Task to carry out:
Would you write out the listing verbatim and skip every picture in it?

■ ■ ■

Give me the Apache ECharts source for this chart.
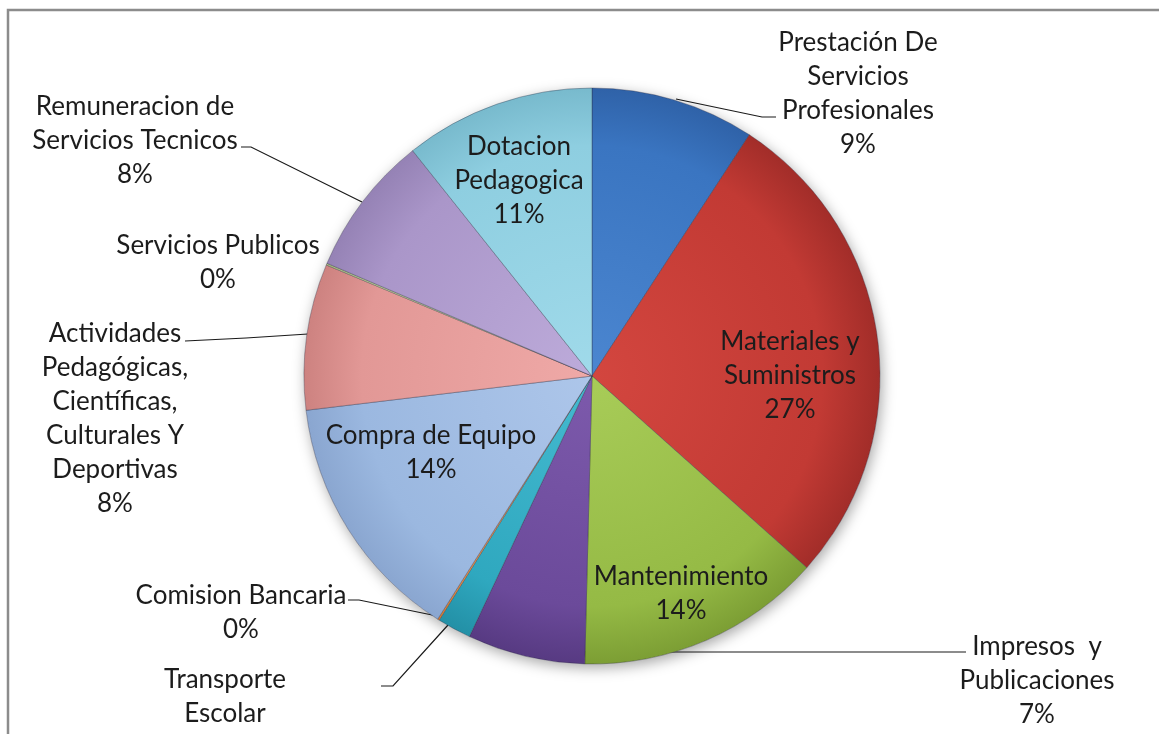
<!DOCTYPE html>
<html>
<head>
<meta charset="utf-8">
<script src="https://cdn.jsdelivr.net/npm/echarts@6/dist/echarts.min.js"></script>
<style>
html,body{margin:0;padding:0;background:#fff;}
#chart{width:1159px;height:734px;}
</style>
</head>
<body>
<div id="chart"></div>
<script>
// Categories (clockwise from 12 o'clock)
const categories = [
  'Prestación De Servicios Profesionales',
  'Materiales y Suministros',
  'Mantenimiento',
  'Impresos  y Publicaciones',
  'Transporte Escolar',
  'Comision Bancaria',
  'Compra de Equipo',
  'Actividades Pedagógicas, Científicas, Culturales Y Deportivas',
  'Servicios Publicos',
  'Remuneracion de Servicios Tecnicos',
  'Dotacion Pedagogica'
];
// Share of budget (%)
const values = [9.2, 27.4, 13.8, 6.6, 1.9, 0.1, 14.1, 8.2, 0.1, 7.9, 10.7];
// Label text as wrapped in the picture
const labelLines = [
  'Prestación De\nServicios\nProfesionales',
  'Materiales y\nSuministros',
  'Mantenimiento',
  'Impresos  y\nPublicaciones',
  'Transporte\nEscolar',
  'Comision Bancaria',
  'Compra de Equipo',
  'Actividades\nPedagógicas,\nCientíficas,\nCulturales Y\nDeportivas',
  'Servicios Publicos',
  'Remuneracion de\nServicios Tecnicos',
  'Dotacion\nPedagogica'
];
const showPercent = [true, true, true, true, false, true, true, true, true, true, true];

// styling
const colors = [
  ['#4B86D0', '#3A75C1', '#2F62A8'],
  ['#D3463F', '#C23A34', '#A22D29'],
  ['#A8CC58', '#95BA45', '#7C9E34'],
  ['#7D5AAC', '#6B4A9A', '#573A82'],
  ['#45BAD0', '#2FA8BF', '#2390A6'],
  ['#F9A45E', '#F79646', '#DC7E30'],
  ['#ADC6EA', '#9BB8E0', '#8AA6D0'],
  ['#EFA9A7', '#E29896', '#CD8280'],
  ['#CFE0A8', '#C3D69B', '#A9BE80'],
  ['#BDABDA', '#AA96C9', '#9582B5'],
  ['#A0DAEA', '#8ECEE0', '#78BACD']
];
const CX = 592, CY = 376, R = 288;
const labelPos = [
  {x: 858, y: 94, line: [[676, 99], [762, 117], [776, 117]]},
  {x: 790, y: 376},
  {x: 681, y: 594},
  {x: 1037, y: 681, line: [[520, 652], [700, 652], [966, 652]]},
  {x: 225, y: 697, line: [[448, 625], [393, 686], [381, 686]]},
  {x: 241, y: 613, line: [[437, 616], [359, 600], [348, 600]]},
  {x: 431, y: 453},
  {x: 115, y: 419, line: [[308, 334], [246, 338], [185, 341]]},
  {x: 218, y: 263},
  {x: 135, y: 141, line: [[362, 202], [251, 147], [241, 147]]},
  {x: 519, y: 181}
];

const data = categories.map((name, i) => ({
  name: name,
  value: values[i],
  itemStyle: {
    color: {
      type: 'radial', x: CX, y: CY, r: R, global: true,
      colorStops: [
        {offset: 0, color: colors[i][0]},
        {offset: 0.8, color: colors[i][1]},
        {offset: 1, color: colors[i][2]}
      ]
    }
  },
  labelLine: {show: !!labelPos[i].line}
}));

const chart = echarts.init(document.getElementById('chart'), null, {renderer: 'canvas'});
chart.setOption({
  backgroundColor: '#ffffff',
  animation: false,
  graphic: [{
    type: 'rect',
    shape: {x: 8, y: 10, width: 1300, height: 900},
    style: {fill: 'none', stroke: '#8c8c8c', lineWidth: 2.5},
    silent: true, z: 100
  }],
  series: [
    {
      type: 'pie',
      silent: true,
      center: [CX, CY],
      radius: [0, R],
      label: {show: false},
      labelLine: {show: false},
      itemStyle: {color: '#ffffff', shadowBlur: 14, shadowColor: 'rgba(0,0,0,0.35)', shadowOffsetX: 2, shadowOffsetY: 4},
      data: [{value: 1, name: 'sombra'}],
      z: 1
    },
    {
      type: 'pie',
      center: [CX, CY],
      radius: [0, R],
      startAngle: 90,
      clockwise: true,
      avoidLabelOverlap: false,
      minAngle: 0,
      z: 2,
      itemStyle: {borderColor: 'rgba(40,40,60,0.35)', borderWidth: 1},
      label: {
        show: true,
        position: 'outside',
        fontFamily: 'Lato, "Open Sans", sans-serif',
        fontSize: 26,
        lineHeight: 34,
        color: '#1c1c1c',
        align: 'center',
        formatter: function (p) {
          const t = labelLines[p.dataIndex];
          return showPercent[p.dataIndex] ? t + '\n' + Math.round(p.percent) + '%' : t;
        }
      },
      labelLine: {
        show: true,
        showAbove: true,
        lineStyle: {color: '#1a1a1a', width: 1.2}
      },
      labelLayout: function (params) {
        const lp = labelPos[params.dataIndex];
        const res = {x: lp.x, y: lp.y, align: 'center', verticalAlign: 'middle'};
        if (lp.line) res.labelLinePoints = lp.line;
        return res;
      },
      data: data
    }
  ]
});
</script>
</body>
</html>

■ ■ ■

Result:
Give me the Apache ECharts source for this chart.
<!DOCTYPE html>
<html>
<head>
<meta charset="utf-8">
<script src="https://cdn.jsdelivr.net/npm/echarts@6/dist/echarts.min.js"></script>
<style>
html,body{margin:0;padding:0;background:#fff;}
#chart{width:1159px;height:734px;}
</style>
</head>
<body>
<div id="chart"></div>
<script>
// Categories (clockwise from 12 o'clock)
const categories = [
  'Prestación De Servicios Profesionales',
  'Materiales y Suministros',
  'Mantenimiento',
  'Impresos  y Publicaciones',
  'Transporte Escolar',
  'Comision Bancaria',
  'Compra de Equipo',
  'Actividades Pedagógicas, Científicas, Culturales Y Deportivas',
  'Servicios Publicos',
  'Remuneracion de Servicios Tecnicos',
  'Dotacion Pedagogica'
];
// Share of budget (%)
const values = [9.2, 27.4, 13.8, 6.6, 1.9, 0.1, 14.1, 8.2, 0.1, 7.9, 10.7];
// Label text as wrapped in the picture
const labelLines = [
  'Prestación De\nServicios\nProfesionales',
  'Materiales y\nSuministros',
  'Mantenimiento',
  'Impresos  y\nPublicaciones',
  'Transporte\nEscolar',
  'Comision Bancaria',
  'Compra de Equipo',
  'Actividades\nPedagógicas,\nCientíficas,\nCulturales Y\nDeportivas',
  'Servicios Publicos',
  'Remuneracion de\nServicios Tecnicos',
  'Dotacion\nPedagogica'
];
const showPercent = [true, true, true, true, false, true, true, true, true, true, true];

// styling
const colors = [
  ['#4B86D0', '#3A75C1', '#2F62A8'],
  ['#D3463F', '#C23A34', '#A22D29'],
  ['#A8CC58', '#95BA45', '#7C9E34'],
  ['#7D5AAC', '#6B4A9A', '#573A82'],
  ['#45BAD0', '#2FA8BF', '#2390A6'],
  ['#F9A45E', '#F79646', '#DC7E30'],
  ['#ADC6EA', '#9BB8E0', '#8AA6D0'],
  ['#EFA9A7', '#E29896', '#CD8280'],
  ['#CFE0A8', '#C3D69B', '#A9BE80'],
  ['#BDABDA', '#AA96C9', '#9582B5'],
  ['#A0DAEA', '#8ECEE0', '#78BACD']
];
const CX = 592, CY = 376, R = 288;
const labelPos = [
  {x: 858, y: 94, line: [[676, 99], [762, 117], [776, 117]]},
  {x: 790, y: 376},
  {x: 681, y: 594},
  {x: 1037, y: 681, line: [[520, 652], [700, 652], [966, 652]]},
  {x: 225, y: 697, line: [[448, 625], [393, 686], [381, 686]]},
  {x: 241, y: 613, line: [[437, 616], [359, 600], [348, 600]]},
  {x: 431, y: 453},
  {x: 115, y: 419, line: [[308, 334], [246, 338], [185, 341]]},
  {x: 218, y: 263},
  {x: 135, y: 141, line: [[362, 202], [251, 147], [241, 147]]},
  {x: 519, y: 181}
];

const data = categories.map((name, i) => ({
  name: name,
  value: values[i],
  itemStyle: {
    color: {
      type: 'radial', x: CX, y: CY, r: R, global: true,
      colorStops: [
        {offset: 0, color: colors[i][0]},
        {offset: 0.8, color: colors[i][1]},
        {offset: 1, color: colors[i][2]}
      ]
    }
  },
  labelLine: {show: !!labelPos[i].line}
}));

const chart = echarts.init(document.getElementById('chart'), null, {renderer: 'canvas'});
chart.setOption({
  backgroundColor: '#ffffff',
  animation: false,
  graphic: [{
    type: 'rect',
    shape: {x: 8, y: 10, width: 1300, height: 900},
    style: {fill: 'none', stroke: '#8c8c8c', lineWidth: 2.5},
    silent: true, z: 100
  }],
  series: [
    {
      type: 'pie',
      silent: true,
      center: [CX, CY],
      radius: [0, R],
      label: {show: false},
      labelLine: {show: false},
      itemStyle: {color: '#ffffff', shadowBlur: 14, shadowColor: 'rgba(0,0,0,0.35)', shadowOffsetX: 2, shadowOffsetY: 4},
      data: [{value: 1, name: 'sombra'}],
      z: 1
    },
    {
      type: 'pie',
      center: [CX, CY],
      radius: [0, R],
      startAngle: 90,
      clockwise: true,
      avoidLabelOverlap: false,
      minAngle: 0,
      z: 2,
      itemStyle: {borderColor: 'rgba(40,40,60,0.35)', borderWidth: 1},
      label: {
        show: true,
        position: 'outside',
        fontFamily: 'Lato, "Open Sans", sans-serif',
        fontSize: 26,
        lineHeight: 34,
        color: '#1c1c1c',
        align: 'center',
        formatter: function (p) {
          const t = labelLines[p.dataIndex];
          return showPercent[p.dataIndex] ? t + '\n' + Math.round(p.percent) + '%' : t;
        }
      },
      labelLine: {
        show: true,
        showAbove: true,
        lineStyle: {color: '#1a1a1a', width: 1.2}
      },
      labelLayout: function (params) {
        const lp = labelPos[params.dataIndex];
        const res = {x: lp.x, y: lp.y, align: 'center', verticalAlign: 'middle'};
        if (lp.line) res.labelLinePoints = lp.line;
        return res;
      },
      data: data
    }
  ]
});
</script>
</body>
</html>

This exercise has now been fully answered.